● **Task instructions**
Look through the material below. Copy each line that contains the string "Altair".

● **Data section**
::::
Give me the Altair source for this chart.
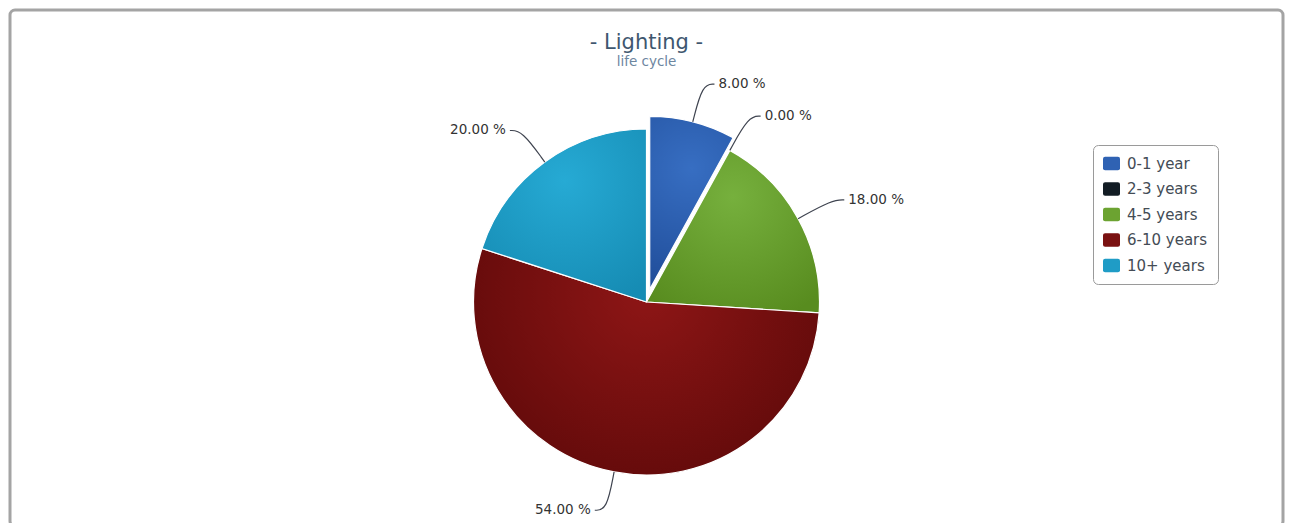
::::
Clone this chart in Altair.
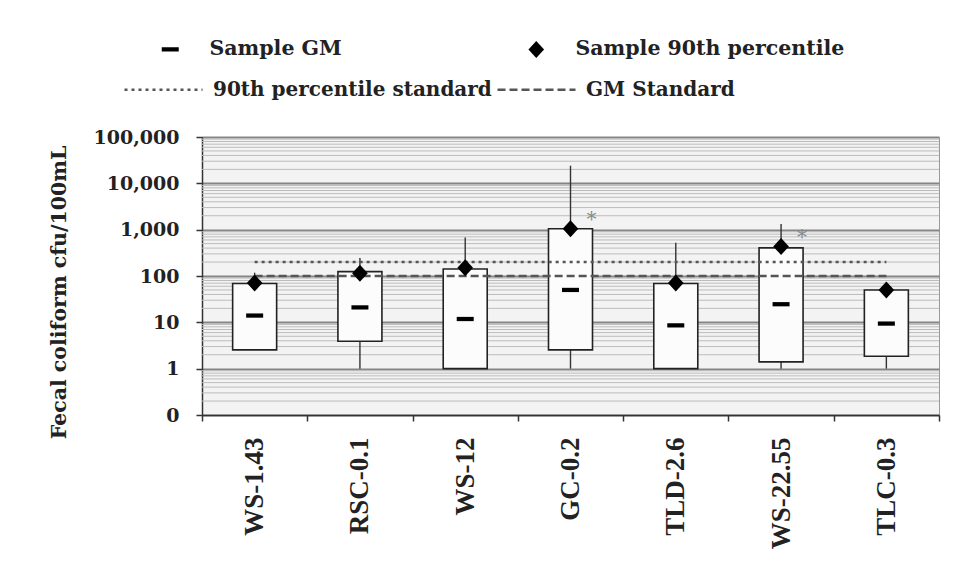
::::
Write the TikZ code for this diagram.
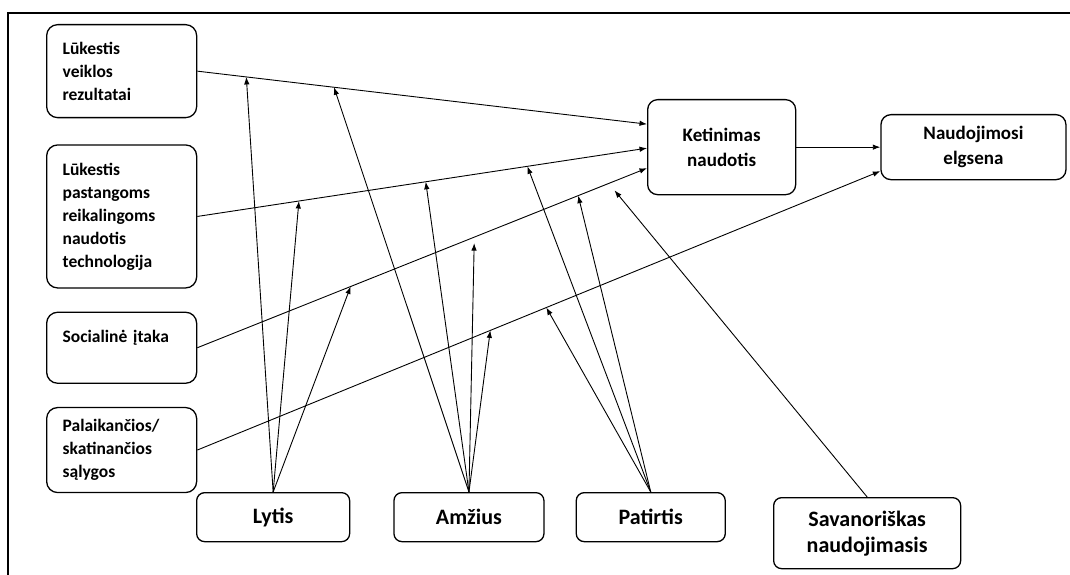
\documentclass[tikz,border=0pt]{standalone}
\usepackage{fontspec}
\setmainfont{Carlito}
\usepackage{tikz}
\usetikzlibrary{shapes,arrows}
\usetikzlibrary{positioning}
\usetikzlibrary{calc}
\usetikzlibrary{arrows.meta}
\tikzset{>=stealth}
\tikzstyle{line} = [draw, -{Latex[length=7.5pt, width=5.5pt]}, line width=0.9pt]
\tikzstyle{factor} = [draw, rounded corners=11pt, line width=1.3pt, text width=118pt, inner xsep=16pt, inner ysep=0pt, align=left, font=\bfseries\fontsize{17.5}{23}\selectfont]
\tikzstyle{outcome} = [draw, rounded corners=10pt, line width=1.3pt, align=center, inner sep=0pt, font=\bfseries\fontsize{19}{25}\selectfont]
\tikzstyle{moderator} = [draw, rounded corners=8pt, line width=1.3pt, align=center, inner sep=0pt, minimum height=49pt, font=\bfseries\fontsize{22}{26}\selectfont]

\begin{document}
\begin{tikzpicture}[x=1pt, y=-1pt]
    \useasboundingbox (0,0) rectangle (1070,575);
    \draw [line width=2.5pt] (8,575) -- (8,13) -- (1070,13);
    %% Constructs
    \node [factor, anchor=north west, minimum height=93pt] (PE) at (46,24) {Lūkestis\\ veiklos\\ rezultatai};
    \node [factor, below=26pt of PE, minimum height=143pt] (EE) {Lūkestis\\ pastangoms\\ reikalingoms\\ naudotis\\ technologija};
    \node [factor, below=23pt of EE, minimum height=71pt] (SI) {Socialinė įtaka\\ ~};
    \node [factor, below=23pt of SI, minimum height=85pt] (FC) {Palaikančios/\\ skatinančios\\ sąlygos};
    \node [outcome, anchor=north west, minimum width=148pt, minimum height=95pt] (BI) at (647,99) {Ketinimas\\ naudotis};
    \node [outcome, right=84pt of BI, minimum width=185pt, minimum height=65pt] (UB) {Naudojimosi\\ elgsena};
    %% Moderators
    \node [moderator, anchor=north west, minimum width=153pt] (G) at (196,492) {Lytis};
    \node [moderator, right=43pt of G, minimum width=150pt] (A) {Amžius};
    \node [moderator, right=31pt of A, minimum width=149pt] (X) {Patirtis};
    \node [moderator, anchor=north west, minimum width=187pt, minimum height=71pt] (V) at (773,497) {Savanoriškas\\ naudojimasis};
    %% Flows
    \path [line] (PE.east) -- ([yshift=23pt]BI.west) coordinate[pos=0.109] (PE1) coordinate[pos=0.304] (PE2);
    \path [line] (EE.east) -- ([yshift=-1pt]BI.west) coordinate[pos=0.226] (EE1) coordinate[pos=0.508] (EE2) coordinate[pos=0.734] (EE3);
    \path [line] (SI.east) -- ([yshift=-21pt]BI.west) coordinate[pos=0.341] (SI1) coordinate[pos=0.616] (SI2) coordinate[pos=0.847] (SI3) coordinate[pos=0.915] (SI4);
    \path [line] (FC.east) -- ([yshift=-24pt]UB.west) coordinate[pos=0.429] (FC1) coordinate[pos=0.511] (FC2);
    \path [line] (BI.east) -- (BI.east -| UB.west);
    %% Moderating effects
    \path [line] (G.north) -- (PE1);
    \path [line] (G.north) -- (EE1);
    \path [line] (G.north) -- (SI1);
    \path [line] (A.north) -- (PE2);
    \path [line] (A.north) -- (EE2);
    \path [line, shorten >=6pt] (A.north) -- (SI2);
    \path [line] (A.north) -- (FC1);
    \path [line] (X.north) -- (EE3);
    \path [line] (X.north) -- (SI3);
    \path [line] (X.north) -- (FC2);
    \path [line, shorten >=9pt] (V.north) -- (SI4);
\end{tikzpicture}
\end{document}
::::
● **Reply**
Give me the Altair source for this chart.
Clone this chart in Altair.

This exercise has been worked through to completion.